Example: Running a compact model with ONNX Runtime on-device
Below is a minimal Python-like example that demonstrates loading a quantized ONNX model, preparing a tokenized input, and running inference. This is a simplified snippet to show the flow and tradeoffs; adapt for your tokenizer and runtime.
# load runtime and model
from onnxruntime import InferenceSession, SessionOptions, GraphOptimizationLevel
opts = SessionOptions()
opts.graph_optimization_level = GraphOptimizationLevel.ORT_ENABLE_ALL
session = InferenceSession('slm_quantized.onnx', sess_options=opts)
# prepare tokenized input, assume tokenizer returns input ids as a list
input_ids = tokenizer.encode('Summarize the meeting notes')
# pad or truncate to model context
input_ids = input_ids[:512] + [0] * max(0, 512 - len(input_ids))
# run inference
outputs = session.run(None, {'input_ids': [input_ids]})
# simple decode step, depends on your model head
logits = outputs[0]
tokens = postprocess_logits(logits, topk=10)

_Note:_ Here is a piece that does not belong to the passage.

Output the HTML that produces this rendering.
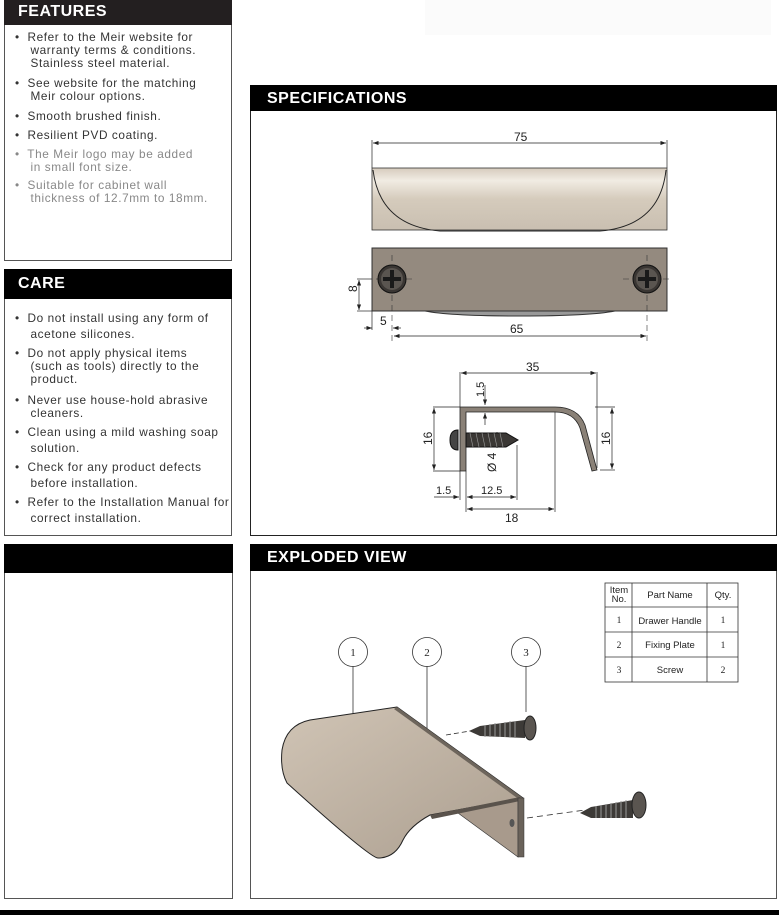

summary = tokenizer.decode(tokens)
Notes on the example:
- Use quantized ONNX models to minimize memory and improve throughput.
- Avoid dynamic shapes if you want predictable memory on-device.
- Consider batching only when multiple requests can be coalesced locally.
Metrics to track in production
- Latency p95 and p99 on target hardware.
- Memory and peak working set.
- Failed inference rate and fallback usage.
- User experience metrics like task completion time and retention.
- Cost metrics comparing device compute vs cloud spend.
Real problems you will face and how to solve them
- Tokenizer size dominates disk sometimes. Use smaller vocabularies, or split tokenizer into a compact binary with fallback lookup tables.
- Battery and thermal limits. Schedule heavy updates when device is idle or charging. Use conservative CPU/GPU governors.
- Drift and personalization. Keep a small adapter layer for on-device personalization that you can update independently.
- Privacy audits. Provide auditable certs for local processing and expose clear user controls.
Future directions
Expect SLMs to improve rapidly. Trends to watch:
- Better compiler optimizations that fuse attention kernels and reduce memory traffic.
- Tiny adapters that let a single base SLM support many features with small parameter footprints.
- Standardized on-device model packaging formats and delta updates.
> Small models will not replace large models entirely. They will redistribute work: common, latency-sensitive, and private tasks move to the edge, while rare, creative, or research-grade tasks stay centralized.
Summary checklist for adopting SLMs
- Validate that latency, privacy, offline behavior, or cost justify on-device inference.
- Choose compression strategy: quantization, distillation, pruning, or a combination.
- Benchmark on representative devices, not emulators.
- Build hybrid fallbacks and telemetry that preserve privacy.
- Plan update and personalization mechanisms.
Adopting SLMs means focusing engineering effort on efficient runtimes, model packaging, and careful UX. When done well, the payoff is massive: faster experiences, lower operational cost, and stronger privacy guarantees. Start small, measure everything, and iterate.